Lilianne Milgrom "Milgrom on Morandi" - June 2009
June 19th - September 2009
Milgrom on Morandi ~ Ceramics and Paintings
Cross MacKenzie Gallery is pleased to present Lilianne Milgrom’s new work – a result of her artistic dialogue with the great Italian painter Giorgio Morandi. She speaks with the master through time and beyond the grave and extends our experience of Morandi’s work with her own investigation. Moved by Morandi’s powerfully quiet, meditative paintings, Milgrom has created an inspired body of work that we are proud to debut at the gallery.
Milgrom has shown she is an accomplished video and ceramic artist whose work was recently featured at the Katzen Art Center with an impressive installation about the destruction of books in Iraq. She shows her equal talent as a painter here. Her admiration for Morandi’s work and her shared sensitivity to spatial relationships, sparked her desire to inhabit Morandi more deeply. The two recent Morandi exhibitions at the Metropolitan Museum in NYC and at the Phillips Collection here in Washington offered Milgrom the opportunity to commune with the paintings. She studied the subtle variations in the paintings and the abstract geometric forms used in his compositions.
“In an attempt to enter Morandi’s intimate world, I chose to recreate a selection of his iconic painted objects in three dimensional form. This allowed me the freedom to interpret his familiar objects in ‘real time,” says Milgrom.

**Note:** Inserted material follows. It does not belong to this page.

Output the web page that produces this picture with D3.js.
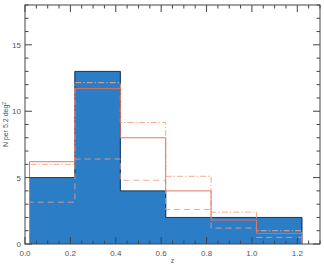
<!DOCTYPE html>
<html>
<head>
<meta charset="utf-8" />
<script src="https://cdn.jsdelivr.net/npm/d3@7"></script>
<style>
  body { margin: 0; background: #fff; }
  text { font-family: "Liberation Sans", "DejaVu Sans", sans-serif; fill: #555; }
</style>
</head>
<body>
<div id="chart"></div>
<script>
// bin edges in z
var binEdges = [0.02, 0.22, 0.42, 0.62, 0.82, 1.02, 1.22];
// counts per bin
var observed = [5, 13, 4, 2, 2, 2];
var modelSolid = [6.2, 11.7, 8.0, 4.0, 1.8, 0.8];
var modelDashDot = [6.0, 12.15, 9.15, 5.1, 2.4, 1.0];
var modelDashed = [3.15, 6.4, 4.8, 2.6, 1.2, 0.5];

var xTicks = [0.0, 0.2, 0.4, 0.6, 0.8, 1.0, 1.2];
var yTicks = [0, 5, 10, 15];

var W = 324, H = 267;
var pLeft = 25, pRight = 320, pTop = 5, pBottom = 244;

var svg = d3.select("#chart").append("svg")
  .attr("width", W).attr("height", H);

var x = d3.scaleLinear().domain([0, 1.3]).range([pLeft, pRight]);
var y = d3.scaleLinear().domain([0, 18]).range([pBottom, pTop]);

// filled bars (slightly overlapped so no seams show)
svg.selectAll("rect.bar")
  .data(observed).enter()
  .append("rect")
  .attr("class", "bar")
  .attr("x", function (d, i) { return x(binEdges[i]) - 0.5; })
  .attr("width", function (d, i) { return x(binEdges[i + 1]) - x(binEdges[i]) + 1; })
  .attr("y", function (d) { return y(d); })
  .attr("height", function (d) { return y(0) - y(d); })
  .style("fill", "#2b7dc6");

function stepPoints(vals) {
  var pts = [[binEdges[0], 0]];
  vals.forEach(function (v, i) {
    pts.push([binEdges[i], v]);
    pts.push([binEdges[i + 1], v]);
  });
  pts.push([binEdges[binEdges.length - 1], 0]);
  return pts;
}

var line = d3.line()
  .x(function (d) { return x(d[0]); })
  .y(function (d) { return y(d[1]); });

// outline of observed histogram
svg.append("path")
  .attr("d", line(stepPoints(observed)))
  .style("fill", "none").style("stroke", "#1d3550").style("stroke-width", 1);

var series = [
  { vals: modelDashDot, color: "#f2a98a", dash: "6,2,1.5,2", opacity: 0.95 },
  { vals: modelDashed, color: "#e8a088", dash: "6,4", opacity: 0.85 },
  { vals: modelSolid, color: "#e0705e", dash: null, opacity: 0.95 }
];

series.forEach(function (s) {
  svg.append("path")
    .attr("d", line(stepPoints(s.vals)))
    .style("fill", "none")
    .style("stroke", s.color)
    .style("stroke-opacity", s.opacity)
    .style("stroke-width", 1)
    .style("stroke-dasharray", s.dash);
});

// frame
var axisColor = "#444";
svg.append("rect")
  .attr("x", pLeft).attr("y", pTop)
  .attr("width", pRight - pLeft).attr("height", pBottom - pTop)
  .style("fill", "none").style("stroke", axisColor).style("stroke-width", 1);

// ticks (inward, mirrored)
var xMinor = d3.range(0, 1.3001, 0.05);
xMinor.forEach(function (t) {
  var major = Math.abs(Math.round(t * 5) - t * 5) < 1e-6;
  var len = major ? 7 : 3.5;
  svg.append("line").attr("x1", x(t)).attr("x2", x(t))
    .attr("y1", pBottom).attr("y2", pBottom - len)
    .style("stroke", axisColor);
  svg.append("line").attr("x1", x(t)).attr("x2", x(t))
    .attr("y1", pTop).attr("y2", pTop + len)
    .style("stroke", axisColor);
});
d3.range(0, 19, 1).forEach(function (t) {
  var len = t % 5 === 0 ? 7 : 3.5;
  svg.append("line").attr("y1", y(t)).attr("y2", y(t))
    .attr("x1", pLeft).attr("x2", pLeft + len)
    .style("stroke", axisColor);
  svg.append("line").attr("y1", y(t)).attr("y2", y(t))
    .attr("x1", pRight).attr("x2", pRight - len)
    .style("stroke", axisColor);
});

// tick labels
svg.selectAll("text.xt").data(xTicks).enter()
  .append("text").attr("class", "xt")
  .attr("x", function (d) { return x(d); })
  .attr("y", pBottom + 12)
  .attr("text-anchor", "middle")
  .style("font-size", "8px")
  .text(function (d) { return d.toFixed(1); });

svg.selectAll("text.yt").data(yTicks).enter()
  .append("text").attr("class", "yt")
  .attr("x", pLeft - 4)
  .attr("y", function (d) { return y(d) + 3; })
  .attr("text-anchor", "end")
  .style("font-size", "8px")
  .text(function (d) { return d; });

svg.append("text")
  .attr("x", (pLeft + pRight) / 2).attr("y", 263)
  .attr("text-anchor", "middle")
  .style("font-size", "7px")
  .text("z");

var yl = svg.append("text")
  .attr("transform", "translate(8," + ((pTop + pBottom) / 2) + ") rotate(-90)")
  .attr("text-anchor", "middle")
  .style("font-size", "7px");
yl.append("tspan").text("N per 5.2 deg");
yl.append("tspan").attr("dy", -2.5).style("font-size", "5px").text("2");
</script>
</body>
</html>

Back in her studio, at her potter’s wheel, she recreated the bottles, vases and boxes she saw in Morandi’s paintings, firing and glazing her own versions of the compositional elements and placing pot next to pot. She arrived at new compositions that pleased her eye and began to paint, not exact recreations of Morandi’s paintings, but in a way, paintings possessed by his process. This dialogue with her predecessor is similar to Cindy Sherman’s in her photographs in which she dressed up as the subjects from iconographic paintings and then made photographs of herself in the multiple roles of subject, painter and photographer. Milgrom’s ceramic creations and paintings diverge from Morandi in their stylistic details; her color palette is rosier or bluer, her clay surface textures rougher or shinier, and the still life paintings become her own more naturalistic expressions. Milgrom’s works have less of Morandi’s spatial ambiguity.
For some ceramic artists, the objects are created as elements for a particular grouping. Gwen Hanson Piggott’s keen arrangements of her ceramics are a striking example and clearly owe a debt to Morandi. Milgrom’s ceramics are created specifically to become vessels to deconstruct the Morandi paintings and bring the artist to a deeper understanding of Giorgio Morandi’s work. Through this artistic dialogue, new works of quiet beauty have been born.